V.B : Il y a plusieurs choses.
• Nous faisons attentions aux personnes qui sont hébergées en foyers ou à l'hôtel : nous assurer que les personnes fragiles, âgées, femmes enceintes ont les messages de prévention et qu'elles font attention, se mettent à l'ombre, s'hydratent régulièrement.
• Ensuite, pour les personnes qui sont à la rue, il y a des accueils de jour et beaucoup plus de lieux ouverts qu’habituellement, qui ouvrent en plus le week-end. Ils étendent leurs horaires d'ouverture pour permettre aux personnes de prendre plus de douches que d'habitude, d'avoir des endroits rafraîchis et surtout de boire de l'eau et d'entendre les messages de prévention. Dans ces lieux on est attentifs : s’il se passe quelque chose d’inhabituel, s'il y a un coup de chaleur, il faut être en mesure de prévenir les urgences.
• Et puis, troisième grande action, c'est tout ce qu'on appelle "l'aller-vers", ce sont les maraudes qui vont auprès des personnes en sillonnant les rues.
Au Samusocial de Paris, on a des maraudes de jour et des maraudes de nuit. Dans les deux cas, on a des infirmières et dans la nuit, on a également des travailleurs sociaux. On a renforcé ces équipes pour qu'elles soient plus nombreuses à se rendre auprès des personnes, à leur rappeler les messages de prévention.
On leur distribue des cartes avec les îlots de fraîcheur. À Paris, il y a énormément d'îlots de fraîcheur, les tunnels, les parcs aussi, les berges de Seine, des endroits où l’on peut être un peu plus au frais. On leur indique la carte des fontaines, là où il est possible de se restaurer, de trouver de l'eau gratuitement à Paris. On distribue des bouteilles d’eau, des gourdes, des chapeaux de soleil, des brumisateurs, de la crème solaire et quand c'est possible, des vêtements clairs, amples : tout ce dont on a tous besoin en ce moment pour résister à la chaleur.
Vous avez une idée du nombre de personnes que vous avez pu aider depuis ces derniers jours ?
V.B : C'est difficile de vous donner un chiffre précis. On estime qu'il y a près de 2 600 personnes en situation de rue à Paris. En tout cas, c'est ce que nous disait le dernier décompte de la Nuit de la solidarité. Tous les jours, il y a plusieurs centaines de personnes qui sont rencontrées par les maraudes. Et puis il y a plusieurs autres centaines de personnes qui se rendent dans les accueils de jour qui ont étendu leurs horaires.
Ça fait beaucoup de monde. Mais ce n’est sans doute pas vraiment « tout le monde ». On a aussi besoin que les passants, les citoyens qui croisent des personnes sans domicile fixe dans la rue relaient aussi les messages de prévention. Les messages qui rappellent de boire, de se mettre à l'ombre et de se protéger.

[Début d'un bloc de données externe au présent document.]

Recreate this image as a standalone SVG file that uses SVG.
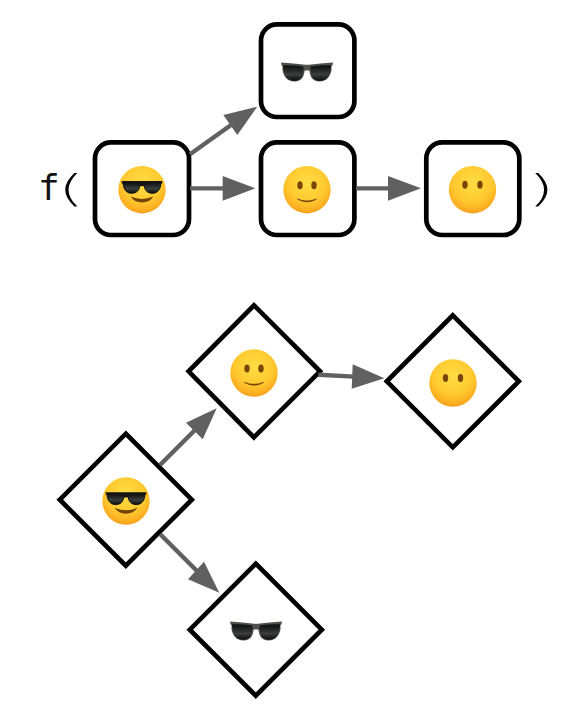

Le plan Orsec a été déclenché en Ile-de-France. Qu'est-ce que cela change pour vous ?
V.B : Justement, c'est le renforcement des maraudes et l'extension des horaires et des jours d'ouverture des accueils de jour. Mais c'est aussi une vigilance accrue, c'est à dire que tous les acteurs s'organisent pour suivre la situation de beaucoup plus près. Et puis surtout, il y a des crans supplémentaires qui pourraient être franchis, avec d’autres mesures et notamment l'ouverture de salles rafraîchies.
Quand on se promène dans la rue et que l'on voit une personne qui vit dehors en difficulté, il y a un moyen de la signaler auprès de vos services ?
V.B : Oui, le 115 est le numéro de signalement des particuliers. On est aussi présents sur Internet sur le site du Samusocial de Paris et via une application. Il ne faut pas hésiter à appeler. Cette information est transmise aux maraudes et ensuite les équipes de maraude se rendent auprès des personnes. Et il ne faut pas hésiter à parler aux personnes gentiment, respectueusement, et de leur suggérer peut-être de ne pas rester au soleil, leur proposer une bouteille d'eau. Vraiment, il ne faut pas hésiter à le faire.
Il y a une date que personne n'a oubliée, c'est 2003, la grande canicule de l'été et ses nombreux morts, notamment chez les personnes âgées. Est-ce que depuis près de 20 ans, vos façons de procéder auprès des sans-abris ont changé ?
V.B : Oui. Pendant longtemps, on a pensé que l'hiver était la saison la plus meurtrière pour les personnes sans domicile fixe. On sait aujourd’hui qu’être à la rue, ça tue toute l'année. On sait aussi que l'été est une période particulièrement éprouvante pour les gens qui vivent dehors. La canicule de 2003 a été l'épisode dramatique qui a obligé tout le monde à revoir ses façons d’intervenir auprès des plus fragiles.
C'est ça qui a produit les plans Orsec. Chaque année, on a un plan pour être prêt quand la canicule se déclenche. Et c'est ça qui nous a appris à renforcer notre action toute l'année, à ne plus se focaliser sur l'hiver.